日曜日は夕方に差し掛かってようやく落ち着いたので、岡山天満屋の5階美術ギャラリーへ駆け込むようにして行ってきました。


岡田多恵ガラス展ー春待つこころー





飛ぶ鳥を落とす勢いのガラス作家さんで、全国引く手数多。そんな輝かしい世界にいて尚、いつも穏やかで心優しさを湛えた岡田さんは、ふわっとした距離感でお付き合いいただいているお着物仲間でもあります。

年に一度もお会いできるかどうか位ですが、お会いすればいつも心安く話しかけてくださって、嬉しい。

つい下世話な空気感を言葉に纏いがちな私なので、岡田さんの物腰に触れるときはいつも、(濁った私は直ちに立ち去れ〜ナムナム)と内心ハラハラしながらおしゃべりしてます。


直接作品を拝見するのは、今回が初。

どれも一点物で、岡田さんの人となりが生き写しになっているだろうデザインと配色、存在感です。どなたの個展に伺っても、その作家さんの人柄や人生観を拝見した感覚になりますが、それこそが作家作品の醍醐味の一つと、改めて腑に落ちた時間と空間でした。


私は、京友禅着物と作家着物の違いについてよく思い馳せるのですが、数多の職人の信念を作品の奥底へと閉じ込め、ひたすらに静寂を讃えたものが京友禅であり、一方の作家物は、その方の世界観が何層もの音の重なりになって感情豊かに奏でられている。

そんな感覚で両方を捉えています。もちろん是非の話ではなく、両方あるからどっちの良さも伝わるというもの。


正直に告白すると、私の好みと思考は京友禅寄りです。それでも、作家さんは作品に等身大を曝け出しているのだと思えばこそ、おいそれと真似できない大勝負です。全ての工程を自分だけを頼りにして進みつつ、時に身を切るような思いで実らせて、いつか開花させていく。
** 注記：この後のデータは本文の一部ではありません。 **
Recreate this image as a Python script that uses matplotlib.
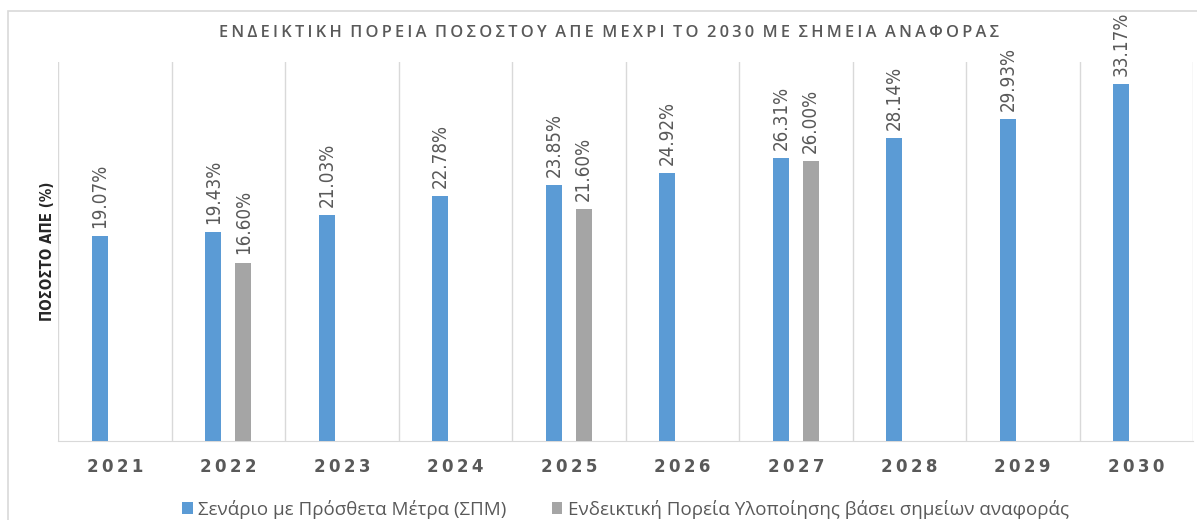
import matplotlib.pyplot as plt
import numpy as np
from matplotlib.patches import Rectangle

# --- Data ---
years = ["2021", "2022", "2023", "2024", "2025", "2026", "2027", "2028", "2029", "2030"]
spm = [19.07, 19.43, 21.03, 22.78, 23.85, 24.92, 26.31, 28.14, 29.93, 33.17]
ref = [None, 16.60, None, None, 21.60, None, 26.00, None, None, None]

spm_label = "Σενάριο με Πρόσθετα Μέτρα (ΣΠΜ)"
ref_label = "Ενδεικτική Πορεία Υλοποίησης βάσει σημείων αναφοράς"
title = "ΕΝΔΕΙΚΤΙΚΗ ΠΟΡΕΙΑ ΠΟΣΟΣΤΟΥ ΑΠΕ ΜΕΧΡΙ ΤΟ 2030 ΜΕ ΣΗΜΕΙΑ ΑΝΑΦΟΡΑΣ"
ylabel = "ΠΟΣΟΣΤΟ ΑΠΕ (%)"

blue = "#5b9bd5"
grey = "#a5a5a5"
text_col = "#595959"

plt.rcParams["font.family"] = ["Open Sans", "DejaVu Sans"]

fig = plt.figure(figsize=(11.97, 5.2), dpi=100)
fig.patches.append(Rectangle((8 / 1197, -0.05), 1.2, (520 - 11) / 520 + 0.05,
                             transform=fig.transFigure, fill=False,
                             edgecolor="#d9d9d9", lw=1.2))
ax = fig.add_axes([58 / 1197, 79 / 520, 1135 / 1197, 379 / 520])

x = np.arange(len(years))
off = 0.132
w = 0.14

ax.bar(x - off, spm, width=w, color=blue, label=spm_label, zorder=3)
rx = [i for i, v in enumerate(ref) if v is not None]
rv = [v for v in ref if v is not None]
ax.bar(np.array(rx) + off, rv, width=w, color=grey, label=ref_label, zorder=3)

lab_kw = dict(rotation=90, ha="center", va="bottom", color=text_col, fontsize=13.5,
              family="DejaVu Sans", fontstretch="condensed")
for xi, v in zip(x, spm):
    ax.text(xi - off, v + 0.75, f"{v:.2f}%", **lab_kw)
for xi, v in zip(rx, rv):
    ax.text(xi + off, v + 0.75, f"{v:.2f}%", **lab_kw)

ax.set_xlim(-0.5, len(years) - 0.5)
ax.set_ylim(0, 35.25)
ax.set_yticks([])
ax.set_xticks(x)
ax.set_xticklabels(["\u2009".join(y) for y in years], fontsize=12, fontweight="bold",
                   color=text_col, family="DejaVu Sans")
ax.tick_params(axis="x", length=0, pad=12)

# category separators
for b in np.arange(-0.5, len(years), 1.0):
    ax.axvline(b, color="#d9d9d9", lw=1, zorder=1)
for s in ["top", "right", "left"]:
    ax.spines[s].set_visible(False)
ax.spines["bottom"].set_color("#d9d9d9")

ax.set_ylabel(ylabel, fontsize=10.8, color="#262626", fontweight="bold",
              family="DejaVu Sans", fontstretch="condensed", labelpad=2)

fig.text(0.509, 0.937, "\u2009".join(title).replace("\u2009 \u2009", "  "),
         ha="center", va="center", fontsize=11.8, color=text_col, fontweight="semibold",
         family="Open Sans")

ax.legend(loc="upper center", bbox_to_anchor=(0.5, -0.11), ncol=2, frameon=False,
          fontsize=13.5, labelcolor=text_col, handlelength=0.55, handleheight=0.55,
          handletextpad=0.3, columnspacing=2.4)

fig.savefig("out.png", dpi=100)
岡田さんのように美しく佇むひとは皆、他の誰でもない、自分と戦っているんですよね。


ガラスの美しい器たちは、端から端までお嫁入りしていったようです。作品をお迎えした方は、作品を通して岡田さんの見てきた世界をも共有するのでしょう。

多恵さん、美しい世界を見せてくださってありがとうございます。芸術って相変わらずようわからんけども、作品から感じたのは芯の強さと唯一無二のユーモアでした。




そういえば。

着付け教室名に自分の名前をつけているあたり、私も小規模ながら勝負しているのだわと3周回ってはたと気がつきました。ゾッとしたようなしないような。